Although described as ‘of Blandford’ in 1406 when he was first named as a collector of parliamentary subsidies in Dorset, Reson usually resided at Wareham. At the assizes held at Dorchester in 1409 he was accused, along with his first wife and the parson of St. Michael’s church, Wareham, of illegally acquiring lands in Worgret and Stoborough, just outside the town.3 His only return to Parliament for another borough, Melcombe Regis, may be attributed to the influential position he then commanded in the port, as both collector of customs and deputy butler.
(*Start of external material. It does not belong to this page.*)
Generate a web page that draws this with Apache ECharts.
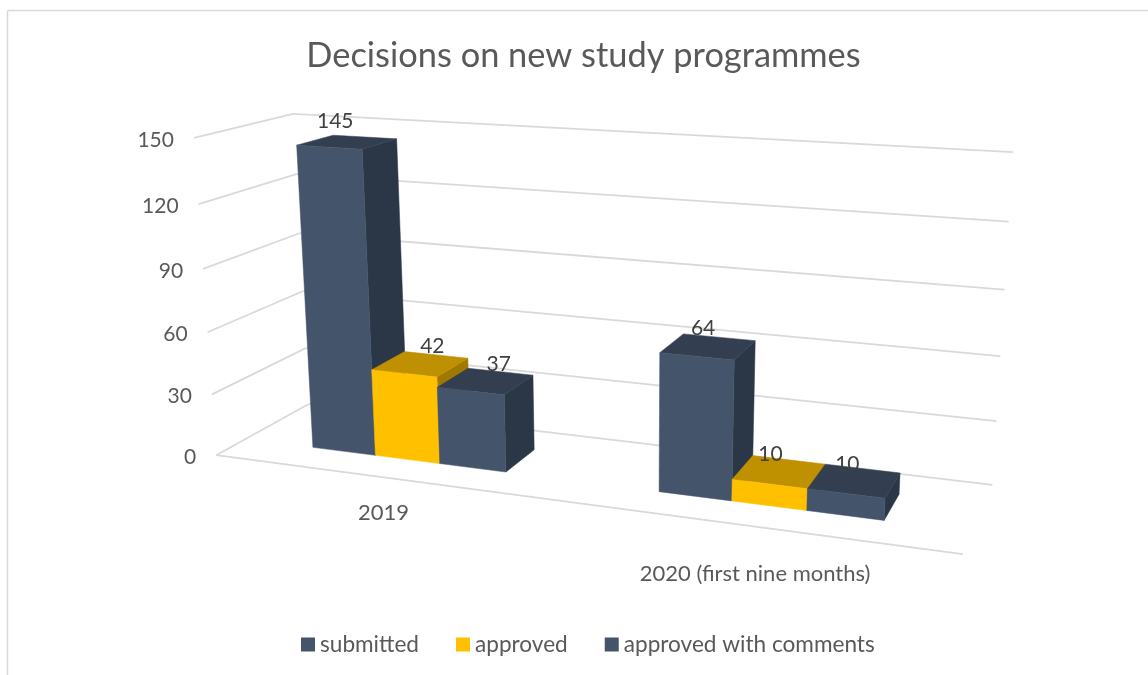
<!DOCTYPE html>
<html><head><meta charset="utf-8">
<style>html,body{margin:0;padding:0;background:#fff}#c{width:1148px;height:675px}</style>
<script src="https://cdn.jsdelivr.net/npm/echarts@6/dist/echarts.min.js"></script>
</head><body><div id="c"></div>
<script>
// ---- data ----
const categories = ['2019', '2020 (first nine months)'];
const submitted = [145, 64];
const approved = [42, 10];
const approvedWithComments = [37, 10];
const valueTicks = [0, 30, 60, 90, 120, 150];

// ---- view: unit cube corners (u along categories, d into depth, v up) -> screen ----
const cubeRefs = [
  [0,0,0, 215,456],[1,0,0, 963,553],[0,1,0, 310,403],[1,1,0, 992,486],
  [0,0,1, 195,138],[0,1,1, 292,114],[1,1,1, 1013,152]
];
function solveCamera(refs){
  const A=[],b=[];
  refs.forEach(r=>{const [u,d,v,x,y]=r;
    A.push([u,d,v,1,0,0,0,0,-x*u,-x*d,-x*v]);b.push(x);
    A.push([0,0,0,0,u,d,v,1,-y*u,-y*d,-y*v]);b.push(y);});
  const n=11,M=[];
  for(let i=0;i<n;i++){M.push([]);for(let j=0;j<=n;j++){let s=0;
    for(let k=0;k<A.length;k++)s+=A[k][i]*(j<n?A[k][j]:b[k]);M[i].push(s);}}
  for(let i=0;i<n;i++){let p=i;for(let r=i+1;r<n;r++)if(Math.abs(M[r][i])>Math.abs(M[p][i]))p=r;
    [M[i],M[p]]=[M[p],M[i]];
    for(let r=0;r<n;r++)if(r!==i){const f=M[r][i]/M[i][i];for(let c=i;c<=n;c++)M[r][c]-=f*M[i][c];}}
  return M.map((row,i)=>row[n]/row[i]);
}
const cam = solveCamera(cubeRefs);
function proj(u,d,v){
  const w=cam[8]*u+cam[9]*d+cam[10]*v+1;
  return [(cam[0]*u+cam[1]*d+cam[2]*v+cam[3])/w,(cam[4]*u+cam[5]*d+cam[6]*v+cam[7])/w];
}
const DEPTH_FRONT=0.3, DEPTH_BACK=0.69, BAR_SHARE=0.192;
const barLabelNudge=[[[-12,-21],[-5,-18]],[[12,-18],[-9,-17]],[[13,-17],[-7,-16]]];
const palette=[
  {front:'#44546A',side:'#2B3747',top:'#333F50'},
  {front:'#FFC000',side:'#A07A00',top:'#BF9000'},
  {front:'#44546A',side:'#2B3747',top:'#333F50'}
];
const FONT='Lato';
function norm(params,pt){const g=params.coordSys;return [(pt[0]-g.x)/g.width,(g.y+g.height-pt[1])/g.height];}
function poly(points,fill){return {type:'polygon',shape:{points},style:{fill,stroke:fill,lineWidth:0.5},silent:true};}

function barRender(sIdx){
  return function(params,api){
    const cat=api.value(0),val=api.value(1);
    const [uc,v]=norm(params,api.coord([cat,val]));
    const band=api.size([1,0])[0]/params.coordSys.width;
    const w=band*BAR_SHARE,u0=uc+(sIdx-1.5)*w,u1=u0+w;
    const c=palette[sIdx],a=DEPTH_FRONT,b=DEPTH_BACK;
    const mid=proj((u0+u1)/2,(a+b)/2,v),nudge=barLabelNudge[sIdx][cat];
    return {type:'group',children:[
      poly([proj(u1,a,0),proj(u1,b,0),proj(u1,b,v),proj(u1,a,v)],c.side),
      poly([proj(u0,a,v),proj(u1,a,v),proj(u1,b,v),proj(u0,b,v)],c.top),
      poly([proj(u0,a,0),proj(u1,a,0),proj(u1,a,v),proj(u0,a,v)],c.front),
      {type:'text',z2:50,silent:true,style:{text:String(val),x:mid[0]+nudge[0],y:mid[1]+nudge[1],
        align:'center',verticalAlign:'middle',fill:'#404040',font:'21px '+FONT}}
    ]};
  };
}
function gridRender(params,api){
  const [,v]=norm(params,api.coord([0,api.value(0)]));
  const line=(p,q)=>({type:'line',shape:{x1:p[0],y1:p[1],x2:q[0],y2:q[1]},style:{stroke:'#D9D9D9',lineWidth:1.8},silent:true});
  const kids=[line(proj(0,0,v),proj(0,1,v)),line(proj(0,1,v),proj(1,1,v))];
  if(api.value(0)===0)kids.push(line(proj(0,0,0),proj(1,0,0)));
  const a=proj(0,0,v);
  kids.push({type:'text',silent:true,style:{text:String(api.value(0)),x:a[0]-20,y:a[1]+2,align:'right',verticalAlign:'middle',fill:'#595959',font:'21px '+FONT}});
  return {type:'group',children:kids};
}
function catRender(params,api){
  const cat=api.value(0);
  const [u]=norm(params,api.coord([cat,0]));
  const p=proj(u,0,0);
  return {type:'text',silent:true,style:{text:categories[cat],x:p[0]+2,y:p[1]+29.5+24*u,align:'center',verticalAlign:'middle',fill:'#595959',font:'22px '+FONT}};
}
const names=['submitted','approved','approved with comments'];
const values=[submitted,approved,approvedWithComments];
const chart=echarts.init(document.getElementById('c'),null,{renderer:'canvas'});
chart.setOption({
  animation:false,backgroundColor:'#fff',
  title:{text:'Decisions on new study programmes',left:578.5,top:34,textAlign:'center',
    textStyle:{fontFamily:FONT,fontSize:34.4,fontWeight:'normal',color:'#595959'}},
  legend:{data:names.map((n,i)=>({name:n,itemStyle:{color:palette[i].front}})),left:296,top:628,itemWidth:14,itemHeight:14,itemGap:37,icon:'rect',
    textStyle:{fontFamily:FONT,fontSize:22.6,color:'#595959'}},
  grid:{left:100,right:100,top:100,bottom:100},
  xAxis:{type:'category',data:categories,show:false},
  yAxis:{type:'value',min:0,max:150,interval:30,show:false},
  graphic:[
    {type:'line',shape:{x1:7.5,y1:10.5,x2:1148,y2:10.5},style:{stroke:'#D9D9D9',lineWidth:1.5},silent:true},
    {type:'line',shape:{x1:7.5,y1:10.5,x2:7.5,y2:675},style:{stroke:'#D9D9D9',lineWidth:1.5},silent:true}
  ],
  series:[
    {type:'custom',name:'walls',clip:false,silent:true,data:valueTicks.map(t=>[t]),encode:{y:0},renderItem:gridRender,z:1},
    {type:'custom',name:'categoryLabels',clip:false,silent:true,data:categories.map((c,i)=>[i]),encode:{x:0},renderItem:catRender,z:1},
    ...names.map((n,s)=>({type:'custom',name:n,clip:false,silent:true,z:2+s,
      itemStyle:{color:palette[s].front},
      data:values[s].map((v,i)=>[i,v]),encode:{x:0,y:1},renderItem:barRender(s)}))
  ]
});
</script></body></html>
Reson discharged office as customer of Melcombe for over ten years, owing his continued occupation of the post to the nomination of Bishop Beaufort of Winchester, and from March 1423 he was also ex officio surveyor and controller of the tronage and pesage of wool. His first appointment as deputy butler had been made by Nicholas Merbury*, but he was confirmed in the position in 1424 by Merbury’s successor as chief butler, Beaufort’s cousin Thomas Chaucer*. Twenty years later he was again associated with the bishop, this time as a co-feoffee of a manor in Piddletrentide, which together they conveyed to Hyde abbey.4

Meanwhile Reson had occasionally witnessed deeds at Wareham and, when not himself elected for the borough, he was chosen as one of the committee of four making the return of parliamentary burgesses in almost all the elections for Wareham between 1413 and 1437. He also attested the indentures of return for the county in 1417, 1421 (May) and 1425. At the time of his own election in 1422 he was mayor of Wareham, having recently, on 30 Sept., acted as attorney for the town bailiffs of the previous year when their accounts as overseers of exports were up for audit in the Exchequer. In November 1431 he served on a jury at Wareham called upon to give evidence relating to feudal services in east Dorset to the collectors of a subsidy granted in the Parliament he himself had attended earlier that year.5

By his second marriage Reson acquired an interest in a manor in Winterbourne Stickland. He is last mentioned in 1446, when he sued John Salesbury of Fryer Mayne for breaking his close at Stapleton Iwerne (to the north of Blandford).6

Ref Volumes: 1386-1421

Author: L. S. Woodger

Notes

  • 1. JUST 1/1519 mm. 26, 31; Dorset Feet of Fines, ii. 356; J. Hutchins, Dorset, i. 332.
  • 2. E368/91; Hutchins, i. 82, 108.
  • 3. JUST 1/1519 mm. 26, 31.
  • 4. CPR, 1422-9, p. 65; Winchester Coll. muns. 14770-1.
  • 5. Dorset Nat. Hist. and Arch. Soc. lxv. 96, 104; C219/11/2, 5, 12/2, 3, 5, 6, 13/3, 4, 14/1, 2, 15/1; Feudal Aids, ii. 109.
  • 6. C88/133/61; CPR, 1446-52, p. 199. John Reson, perhaps Walter’s son, was mayor of Wareham in 1458-9 and 1460-1 (Dorset Nat. Hist. and Arch. Soc. lxv. 105; Dorchester Recs. ed. Mayo, 21). Walter’s relationship to Thomas Reson, the MP of 1426, is not recorded.